Data provided:
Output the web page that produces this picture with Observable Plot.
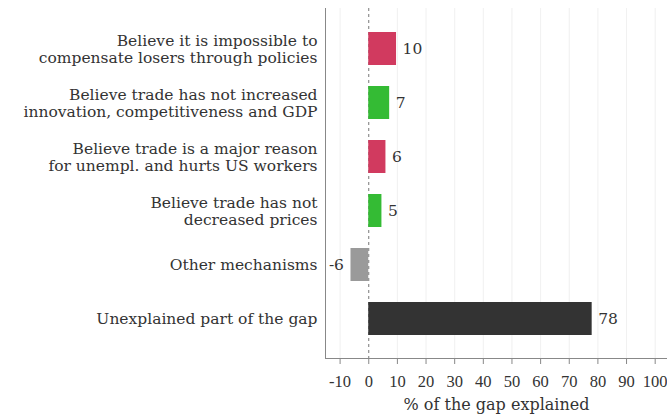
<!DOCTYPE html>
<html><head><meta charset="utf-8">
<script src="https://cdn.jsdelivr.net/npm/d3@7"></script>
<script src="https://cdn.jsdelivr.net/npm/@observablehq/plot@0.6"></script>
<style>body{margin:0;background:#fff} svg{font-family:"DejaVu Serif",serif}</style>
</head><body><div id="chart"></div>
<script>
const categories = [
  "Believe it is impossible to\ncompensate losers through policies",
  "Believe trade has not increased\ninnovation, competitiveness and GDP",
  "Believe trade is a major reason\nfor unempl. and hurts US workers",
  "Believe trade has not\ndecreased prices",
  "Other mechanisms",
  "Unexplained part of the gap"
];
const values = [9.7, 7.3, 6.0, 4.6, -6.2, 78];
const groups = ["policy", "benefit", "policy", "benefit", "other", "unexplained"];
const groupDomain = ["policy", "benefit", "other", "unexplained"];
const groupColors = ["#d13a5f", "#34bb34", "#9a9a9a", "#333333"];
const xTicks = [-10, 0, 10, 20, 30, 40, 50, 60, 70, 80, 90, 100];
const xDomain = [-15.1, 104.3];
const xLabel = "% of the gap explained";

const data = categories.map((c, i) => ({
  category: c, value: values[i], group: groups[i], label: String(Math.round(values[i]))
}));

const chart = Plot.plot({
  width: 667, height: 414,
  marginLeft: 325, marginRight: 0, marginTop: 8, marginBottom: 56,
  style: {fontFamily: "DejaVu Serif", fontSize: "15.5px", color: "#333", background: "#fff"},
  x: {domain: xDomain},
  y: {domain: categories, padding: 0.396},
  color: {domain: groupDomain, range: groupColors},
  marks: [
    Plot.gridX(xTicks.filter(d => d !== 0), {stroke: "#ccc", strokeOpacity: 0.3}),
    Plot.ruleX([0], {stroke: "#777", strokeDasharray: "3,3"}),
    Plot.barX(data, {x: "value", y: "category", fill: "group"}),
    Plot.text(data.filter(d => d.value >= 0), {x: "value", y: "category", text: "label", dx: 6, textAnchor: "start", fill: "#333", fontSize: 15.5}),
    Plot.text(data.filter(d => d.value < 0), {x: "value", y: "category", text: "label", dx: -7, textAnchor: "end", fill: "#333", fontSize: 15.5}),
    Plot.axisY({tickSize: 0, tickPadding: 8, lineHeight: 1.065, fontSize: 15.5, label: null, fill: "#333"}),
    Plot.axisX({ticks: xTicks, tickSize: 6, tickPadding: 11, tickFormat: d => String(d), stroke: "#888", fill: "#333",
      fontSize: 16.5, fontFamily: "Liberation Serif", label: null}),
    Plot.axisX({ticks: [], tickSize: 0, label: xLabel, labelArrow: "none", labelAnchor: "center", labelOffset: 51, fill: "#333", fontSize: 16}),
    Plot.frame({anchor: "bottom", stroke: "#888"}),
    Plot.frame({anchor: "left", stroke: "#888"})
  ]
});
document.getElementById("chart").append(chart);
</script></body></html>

---

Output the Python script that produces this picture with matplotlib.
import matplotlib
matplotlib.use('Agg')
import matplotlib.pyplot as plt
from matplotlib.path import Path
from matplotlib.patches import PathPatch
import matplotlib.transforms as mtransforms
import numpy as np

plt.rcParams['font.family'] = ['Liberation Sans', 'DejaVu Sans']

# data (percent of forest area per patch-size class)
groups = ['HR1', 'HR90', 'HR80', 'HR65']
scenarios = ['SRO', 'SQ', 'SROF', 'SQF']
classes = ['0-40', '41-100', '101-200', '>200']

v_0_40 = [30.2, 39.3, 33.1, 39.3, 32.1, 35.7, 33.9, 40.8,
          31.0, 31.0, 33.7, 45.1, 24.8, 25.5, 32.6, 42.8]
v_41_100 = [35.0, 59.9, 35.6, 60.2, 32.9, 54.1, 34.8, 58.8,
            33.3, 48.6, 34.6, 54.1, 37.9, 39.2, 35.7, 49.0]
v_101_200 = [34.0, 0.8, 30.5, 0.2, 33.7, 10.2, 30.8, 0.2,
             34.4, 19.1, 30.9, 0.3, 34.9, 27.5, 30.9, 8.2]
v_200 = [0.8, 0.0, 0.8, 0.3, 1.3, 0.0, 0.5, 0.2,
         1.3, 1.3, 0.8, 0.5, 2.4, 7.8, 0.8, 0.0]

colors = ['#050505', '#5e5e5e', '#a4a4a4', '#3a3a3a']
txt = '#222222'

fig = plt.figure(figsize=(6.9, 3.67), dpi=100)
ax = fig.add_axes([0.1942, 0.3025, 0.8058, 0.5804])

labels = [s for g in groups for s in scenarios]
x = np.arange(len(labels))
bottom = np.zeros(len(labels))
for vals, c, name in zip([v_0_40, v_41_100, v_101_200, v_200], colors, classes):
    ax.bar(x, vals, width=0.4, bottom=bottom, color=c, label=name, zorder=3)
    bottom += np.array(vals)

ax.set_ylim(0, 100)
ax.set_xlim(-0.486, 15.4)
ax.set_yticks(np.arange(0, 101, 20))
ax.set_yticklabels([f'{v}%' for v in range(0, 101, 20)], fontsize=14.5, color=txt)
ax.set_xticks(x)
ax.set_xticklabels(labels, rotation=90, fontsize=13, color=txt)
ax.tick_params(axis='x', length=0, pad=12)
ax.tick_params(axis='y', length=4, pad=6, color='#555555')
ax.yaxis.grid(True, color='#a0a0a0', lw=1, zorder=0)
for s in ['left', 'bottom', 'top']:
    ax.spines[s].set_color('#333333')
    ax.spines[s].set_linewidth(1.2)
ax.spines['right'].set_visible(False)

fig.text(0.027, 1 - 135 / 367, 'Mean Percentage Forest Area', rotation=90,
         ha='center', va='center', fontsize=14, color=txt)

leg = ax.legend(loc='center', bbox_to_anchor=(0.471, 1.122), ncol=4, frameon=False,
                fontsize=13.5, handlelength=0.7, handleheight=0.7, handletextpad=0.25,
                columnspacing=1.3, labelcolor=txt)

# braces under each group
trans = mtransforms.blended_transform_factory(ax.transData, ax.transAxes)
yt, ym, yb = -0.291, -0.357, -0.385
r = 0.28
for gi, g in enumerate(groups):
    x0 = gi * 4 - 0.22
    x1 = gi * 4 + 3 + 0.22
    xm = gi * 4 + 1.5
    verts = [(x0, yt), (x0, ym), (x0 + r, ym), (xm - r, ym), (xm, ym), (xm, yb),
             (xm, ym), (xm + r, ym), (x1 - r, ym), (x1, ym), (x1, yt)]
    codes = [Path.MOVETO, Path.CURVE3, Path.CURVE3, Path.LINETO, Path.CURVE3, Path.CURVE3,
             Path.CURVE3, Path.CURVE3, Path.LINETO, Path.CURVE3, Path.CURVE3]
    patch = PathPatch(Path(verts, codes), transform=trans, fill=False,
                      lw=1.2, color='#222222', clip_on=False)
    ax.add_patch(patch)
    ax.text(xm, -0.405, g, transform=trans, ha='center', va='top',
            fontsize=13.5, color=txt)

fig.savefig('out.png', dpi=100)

Task details:
In the listing above, locate the line containing "Output the Python" and the line containing "bottom += np.array(vals)". Transcribe those two lines and everything between them, exactly as written.

Answer for this exercise:
Output the Python script that produces this picture with matplotlib.
import matplotlib
matplotlib.use('Agg')
import matplotlib.pyplot as plt
from matplotlib.path import Path
from matplotlib.patches import PathPatch
import matplotlib.transforms as mtransforms
import numpy as np

plt.rcParams['font.family'] = ['Liberation Sans', 'DejaVu Sans']

# data (percent of forest area per patch-size class)
groups = ['HR1', 'HR90', 'HR80', 'HR65']
scenarios = ['SRO', 'SQ', 'SROF', 'SQF']
classes = ['0-40', '41-100', '101-200', '>200']

v_0_40 = [30.2, 39.3, 33.1, 39.3, 32.1, 35.7, 33.9, 40.8,
          31.0, 31.0, 33.7, 45.1, 24.8, 25.5, 32.6, 42.8]
v_41_100 = [35.0, 59.9, 35.6, 60.2, 32.9, 54.1, 34.8, 58.8,
            33.3, 48.6, 34.6, 54.1, 37.9, 39.2, 35.7, 49.0]
v_101_200 = [34.0, 0.8, 30.5, 0.2, 33.7, 10.2, 30.8, 0.2,
             34.4, 19.1, 30.9, 0.3, 34.9, 27.5, 30.9, 8.2]
v_200 = [0.8, 0.0, 0.8, 0.3, 1.3, 0.0, 0.5, 0.2,
         1.3, 1.3, 0.8, 0.5, 2.4, 7.8, 0.8, 0.0]

colors = ['#050505', '#5e5e5e', '#a4a4a4', '#3a3a3a']
txt = '#222222'

fig = plt.figure(figsize=(6.9, 3.67), dpi=100)
ax = fig.add_axes([0.1942, 0.3025, 0.8058, 0.5804])

labels = [s for g in groups for s in scenarios]
x = np.arange(len(labels))
bottom = np.zeros(len(labels))
for vals, c, name in zip([v_0_40, v_41_100, v_101_200, v_200], colors, classes):
    ax.bar(x, vals, width=0.4, bottom=bottom, color=c, label=name, zorder=3)
    bottom += np.array(vals)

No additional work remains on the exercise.